One of the most irritating problems when playing multiplayer games is getting the same map several times in a row, but developer Riot Games believes it’s finally cracked the Valorant map selection diversity issue thanks to the FPS game‘s April update.
In a new article published today, Valorant Competitive team member Brian Chang goes into a deep dive about the issue of map selection randomness – and why it’s still been a problem for Riot Games, despite multiple attempts to fix it. The team previously attempted to create a “pseudo-random” process that tried to use maps not recently seen by the 10 players present but, while it helped, the chance was still there – and a poll in March showed that 67% of players encountered the same maps “often”.

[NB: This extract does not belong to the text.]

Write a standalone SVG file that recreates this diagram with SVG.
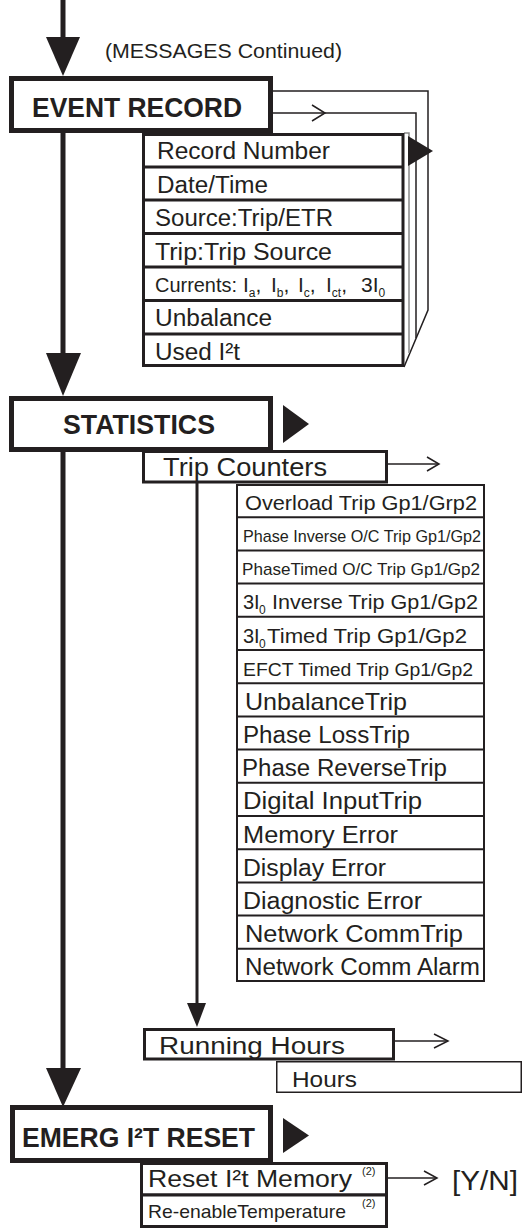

In Valorant patch 4.04 last April, Riot introduced a “deterministic map system” designed to “increase the variety of maps that players will encounter”. Technically speaking, map choice is now no longer randomised, with the system removing maps from the choice pool altogether if they showed up too often.
According to Riot, after this system was introduced in 4.04, “no player in the first week of April saw the same map five times in a row in Competitive queue” – with the percentage of players complaining about encountering the same map dropping to 0.06%, or roughly one in every 1,700 players. Cheng also says that this was accomplished with “zero negative impact to queue times or match balance” in Valorant Competitive, and the team is “relatively confident” that these deterministic map picks are helping. Let’s hope so.
The latest Valorant update is 4.10, which mostly adds some tweaks to Omen – and may be part of the tease for a new Valorant map.